Backup, Restore, DR and Retention
The items below will be reviewed by the Runway team.
-
[Security Compliance] Are there custom backup/restore requirements? -
[Security Compliance] Are backups monitored? -
[Security Compliance] Was a restore from backup tested? -
Link to information about growth rate of stored data. -
[Security Compliance] Will backups be configured to be compliant with GitLab.com backup policies (if applicable)?
Deployment
The items below will be reviewed by the Delivery team.
-
[Security Compliance] Will a change management issue be used for rollout? If so, link to it here. -
[Security Compliance] Will subsequent changes to the service follow the GitLab Change Management Standard?

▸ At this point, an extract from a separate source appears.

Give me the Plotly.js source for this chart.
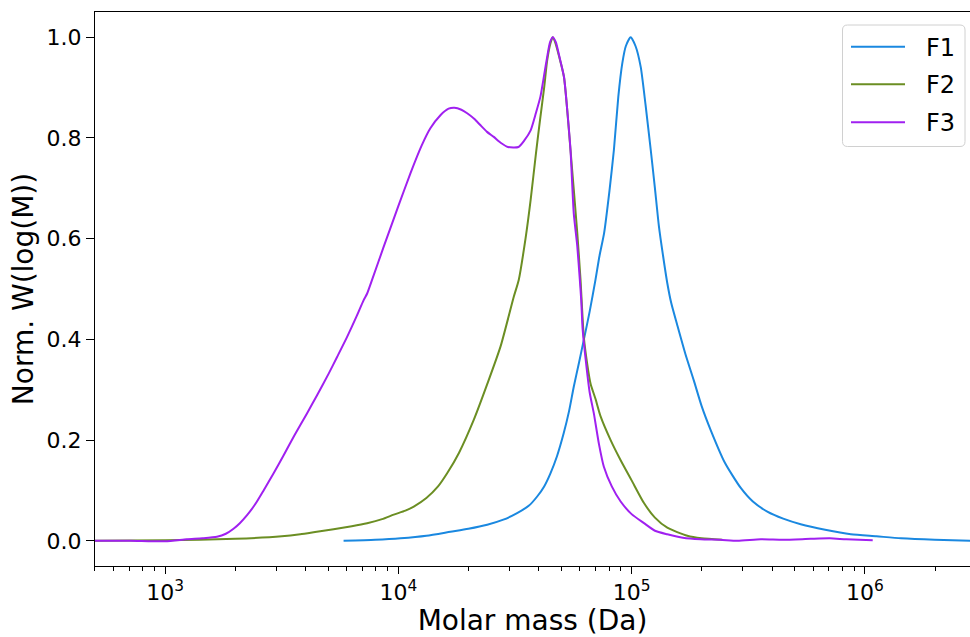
<!DOCTYPE html>
<html>
<head>
<meta charset="utf-8">
<script src="https://cdn.plot.ly/plotly-3.0.1.min.js"></script>
<style>html,body{margin:0;padding:0;background:#fff;}#chart{width:970px;height:637px;}</style>
</head>
<body>
<div id="chart"></div>
<script>
// Series names
const seriesNames = ["F1", "F2", "F3"];

// F1 (blue): molar mass (Da) and normalized W(log M)
const f1M = [5820, 7943, 10210, 13180, 16710, 19950, 24040, 28180, 32280, 36310, 39360, 42170, 44870, 47860,
  51170, 53950, 56490, 59570, 62370, 66070, 69980, 72780, 76210, 80350, 83950, 87700, 91200, 94410, 99080,
  104000, 109400, 114800, 120800, 125900, 130900, 136500, 142200, 147900, 157000, 169800, 184900, 199500,
  218300, 251200, 293800, 331100, 381900, 446700, 530900, 676100, 871000, 1122000, 1429000, 1995000, 2851000];
const f1W = [0.000, 0.002, 0.005, 0.010, 0.018, 0.024, 0.032, 0.042, 0.055, 0.070, 0.088, 0.108, 0.134, 0.168,
  0.214, 0.258, 0.306, 0.355, 0.399, 0.455, 0.518, 0.565, 0.611, 0.695, 0.776, 0.882, 0.948, 0.982, 1.000,
  0.982, 0.941, 0.865, 0.776, 0.700, 0.625, 0.565, 0.512, 0.472, 0.428, 0.372, 0.318, 0.268,
  0.220, 0.155, 0.105, 0.078, 0.058, 0.044, 0.033, 0.022, 0.013, 0.009, 0.005, 0.002, 0.000];

// F2 (olive green)
const f2M = [500, 1000, 1995, 3162, 3793, 4467, 5272, 6310, 7345, 8511, 9550, 10720, 11640, 13180, 14790, 16180,
  18200, 21040, 23990, 27420, 31260, 32810, 35080, 36900, 38900, 40640, 42170, 43450, 44870, 45920, 46990,
  48980, 51290, 54700, 58480, 60390, 62370, 64570, 66680, 69980, 73620, 81280, 89740, 100000, 112980,
  125900, 142200, 173400, 199500, 244900];
const f2W = [0.000, 0.001, 0.004, 0.009, 0.013, 0.018, 0.023, 0.029, 0.035, 0.043, 0.052, 0.060, 0.068, 0.085,
  0.108, 0.134, 0.175, 0.240, 0.310, 0.386, 0.485, 0.518, 0.600, 0.677, 0.770, 0.842, 0.900, 0.954, 0.988,
  1.000, 0.990, 0.960, 0.921, 0.776, 0.611, 0.518, 0.405, 0.350, 0.312, 0.282, 0.247, 0.200, 0.160, 0.120,
  0.075, 0.046, 0.026, 0.010, 0.005, 0.002];

// F3 (purple)
const f3M = [500, 708, 1000, 1239, 1445, 1667, 1820, 1963, 2089, 2244, 2427, 2642, 2917, 3221, 3589, 4055, 4467,
  5023, 5458, 6026, 6607, 7096, 7345, 7709, 8650, 10000, 11270, 12590, 13710, 15140, 16410, 17380, 18620,
  19720, 21130, 22490, 23990, 25640, 27540, 29510, 32730, 34670, 36900, 38900, 40640, 42170, 43450, 44670,
  45920, 47320, 48980, 51290, 53090, 54700, 56490, 58480, 59980, 60810, 61660, 63530, 66070, 68870, 72440,
  76030, 82220, 89740, 100000, 112980, 125900, 142200, 166000, 197700, 239900, 284400, 358100, 446700,
  586100, 707900, 831800, 1081000];
const f3W = [0.000, 0.000, -0.001, 0.003, 0.005, 0.008, 0.014, 0.024, 0.035, 0.051, 0.072, 0.100, 0.134, 0.170,
  0.210, 0.253, 0.288, 0.332, 0.365, 0.405, 0.445, 0.478, 0.491, 0.518, 0.584, 0.665, 0.730, 0.785, 0.819,
  0.845, 0.858, 0.860, 0.856, 0.849, 0.838, 0.825, 0.812, 0.802, 0.790, 0.782, 0.782, 0.795, 0.815, 0.850,
  0.882, 0.925, 0.961, 0.990, 1.000, 0.990, 0.962, 0.921, 0.850, 0.776, 0.650, 0.585, 0.518, 0.478, 0.420,
  0.360, 0.295, 0.253, 0.192, 0.147, 0.108, 0.078, 0.053, 0.035, 0.020, 0.013, 0.006, 0.003, 0.002, 0.000,
  0.003, 0.002, 0.004, 0.005, 0.003, 0.001];

// Axis tick values / labels
const xTickVals = [1e3, 1e4, 1e5, 1e6];
const xTickText = ["10<sup>3</sup>", "10<sup>4</sup>", "10<sup>5</sup>", "10<sup>6</sup>"];
const yTickVals = [0.0, 0.2, 0.4, 0.6, 0.8, 1.0];

const colors = ["#1a88e0", "#6b8e23", "#a020f0"];

const minorVals = [];
for (let d = 2; d <= 6; d++) for (let k = 2; k <= 9; k++) minorVals.push(k * Math.pow(10, d));

const W = 970, H = 637, ML = 95, MR = 0, MT = 12, MB = 71;
const PW = W - ML - MR, PH = H - MT - MB;
const px2x = p => (p - ML) / PW;
const px2y = p => 1 - (p - MT) / PH;

const font = "DejaVu Sans, sans-serif";
const lineStyle = c => ({color: c, width: 2, shape: "spline", smoothing: 0.6});
const traces = [
  {x: f1M, y: f1W, name: seriesNames[0], mode: "lines", line: lineStyle(colors[0])},
  {x: f2M, y: f2W, name: seriesNames[1], mode: "lines", line: lineStyle(colors[1])},
  {x: f3M, y: f3W, name: seriesNames[2], mode: "lines", line: lineStyle(colors[2])}
];

// custom legend box (matplotlib style)
const lx0 = px2x(842.5), lx1 = px2x(965), ly0 = px2y(25), ly1 = px2y(146.5);
const rx = 5 / PW, ry = 5 / PH;
const boxPath = `M ${lx0 + rx} ${ly0} L ${lx1 - rx} ${ly0} Q ${lx1} ${ly0} ${lx1} ${ly0 - ry} L ${lx1} ${ly1 + ry} Q ${lx1} ${ly1} ${lx1 - rx} ${ly1} L ${lx0 + rx} ${ly1} Q ${lx0} ${ly1} ${lx0} ${ly1 + ry} L ${lx0} ${ly0 - ry} Q ${lx0} ${ly0} ${lx0 + rx} ${ly0} Z`;
const rowY = [46.7, 84.3, 122.3];
const shapes = [{type: "path", xref: "paper", yref: "paper", path: boxPath,
  line: {color: "#d0d0d0", width: 1}, fillcolor: "rgba(255,255,255,0.8)", layer: "above"}];
const annotations = [];
seriesNames.forEach((n, i) => {
  shapes.push({type: "line", xref: "paper", yref: "paper", x0: px2x(851), x1: px2x(905),
    y0: px2y(rowY[i]), y1: px2y(rowY[i]), line: {color: colors[i], width: 2}, layer: "above"});
  annotations.push({xref: "paper", yref: "paper", x: px2x(924), y: px2y(rowY[i] + 1), xanchor: "left", yanchor: "middle",
    text: n, showarrow: false, font: {family: font, size: 24, color: "#000"}});
});

const layout = {
  width: W, height: H,
  margin: {l: ML, r: MR, t: MT, b: MB},
  paper_bgcolor: "#fff", plot_bgcolor: "#fff",
  font: {family: font, color: "#000"},
  showlegend: false,
  xaxis: {
    type: "log", range: [2.699, 6.451],
    showgrid: false, zeroline: false,
    showline: true, linecolor: "#000", linewidth: 1, mirror: true,
    ticks: "outside", ticklen: 7, tickwidth: 1, tickcolor: "#000",
    tickvals: xTickVals, ticktext: xTickText,
    tickfont: {family: font, size: 22},
    minor: {ticks: "outside", ticklen: 4, tickwidth: 1, tickcolor: "#000", tickvals: minorVals, showgrid: false},
    title: {text: "Molar mass (Da)", font: {family: font, size: 28}, standoff: 5}
  },
  yaxis: {
    range: [-0.05, 1.05],
    showgrid: false, zeroline: false,
    showline: true, linecolor: "#000", linewidth: 1,
    ticks: "outside", ticklen: 8, tickwidth: 1, tickcolor: "#000",
    tickvals: yTickVals, tickformat: ".1f",
    tickfont: {family: font, size: 22},
    title: {text: "Norm. W(log(M))", font: {family: font, size: 28}, standoff: 4}
  },
  shapes: shapes,
  annotations: annotations
};

Plotly.newPlot("chart", traces, layout, {staticPlot: true, displayModeBar: false});
</script>
</body>
</html>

Changes made via MR in projects with appropriately configured merge/branch settings are automatically compliant for SOD and required approvals. -
[Security Compliance] Will relevant Gitlab projects utilized to manage the service have appropriate MR approval/Protected branch settings per the GitLab Projects Baseline Requirements page? -
Does this feature have any version compatibility requirements with other components (e.g., Gitaly, Sidekiq, Rails) that will require a specific order of deployments? -
Is this feature validated by our QA blackbox tests? -
Will it be possible to roll back this feature? If so explain how it will be possible.
Security
The items below will be reviewed by the InfraSec team.
-
Put yourself in an attacker's shoes and list some examples of "What could possibly go wrong?". Are you OK going into Beta knowing that? -
Link to any outstanding security-related epics & issues for this feature. Are you OK going into Beta with those still on the TODO list?
General Availability
Monitoring and Alerting
The items below will be reviewed by the Runway team.
-
Link to the troubleshooting runbooks. -
Link to an example of an alert and a corresponding runbook. Runway automatically generates alerts for errors, apdex, and traffic cessation. Runway automatically generates alerts for saturation resources.

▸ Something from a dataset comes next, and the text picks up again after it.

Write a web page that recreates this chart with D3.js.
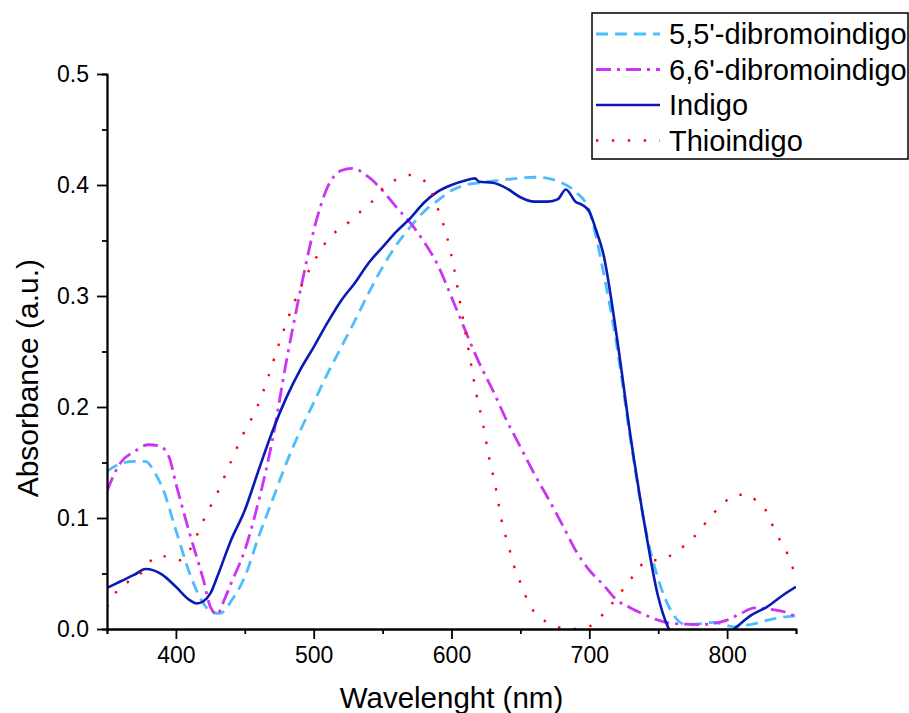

- dashboards.gitlab.net/d/alerts-sat_runway_container_cpu/e0a90721-e5ee-5feb-aed8-11cbff05b7ee?var-PROMETHEUS_DS=mimir-runway&var-type=Runway Service ID
- dashboards.gitlab.net/d/alerts-sat_runway_container_memory/f4132aba-3db6-5019-b238-e0b0d481596b?var-PROMETHEUS_DS=mimir-runway&var-type=Runway Service ID
-
Confirm that on-call SREs have access to this service and will be on-call. If this is not the case, please add an explanation here. Runway uses GCP projects that on-call SREs have access to.
Operational Risk
The items below will be reviewed by the Runway team.
-
Link to notes or testing results for assessing the outcome of failures of individual components. -
What are the potential scalability or performance issues that may result with this change? -
What are a few operational concerns that will not be present at launch, but may be a concern later? -
Are there any single points of failure in the design? If so list them here. -
As a thought experiment, think of worst-case failure scenarios for this product feature, how can the blast-radius of the failure be isolated?

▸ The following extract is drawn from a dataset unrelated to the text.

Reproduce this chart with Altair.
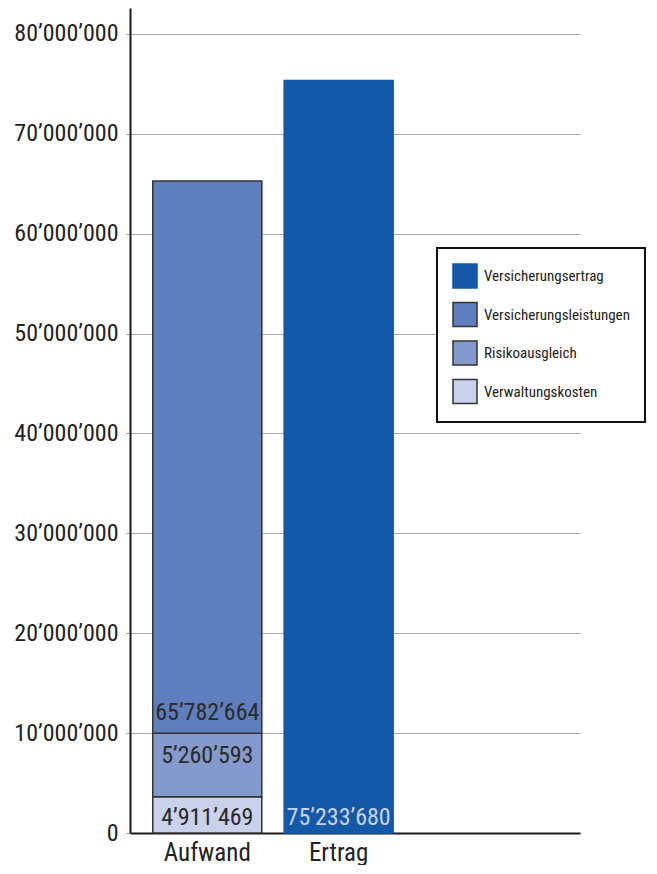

Backup, Restore, DR and Retention
The items below will be reviewed by the Runway team.
-
Are there any special requirements for Disaster Recovery for both Regional and Zone failures beyond our current Disaster Recovery processes that are in place? -
How does data age? Can data over a certain age be deleted?
Performance, Scalability and Capacity Planning
The items below will be reviewed by the Runway team.
-
Link to any performance validation that was done according to performance guidelines. -
Link to any load testing plans and results. -
Are there any potential performance impacts on the Postgres database or Redis when this feature is enabled at GitLab.com scale? -
Explain how this feature uses our rate limiting features. -
Are there retry and back-off strategies for external dependencies? -
Does the feature account for brief spikes in traffic, at least 2x above the expected rate? Runway automatically scales instances based on traffic.
Deployment
The items below will be reviewed by the Delivery team.
-
Will a change management issue be used for rollout? If so, link to it here. -
Are there healthchecks or SLIs that can be relied on for deployment/rollbacks? Runway automatically rolls back deployments experiencing elevated error rates. Runway supports healthchecks for startup and liveness probes.
-
Does building artifacts or deployment depend at all on gitlab.com? Runway automatically depends on GitLab.com. Runway optionally deploying from ops for critical services.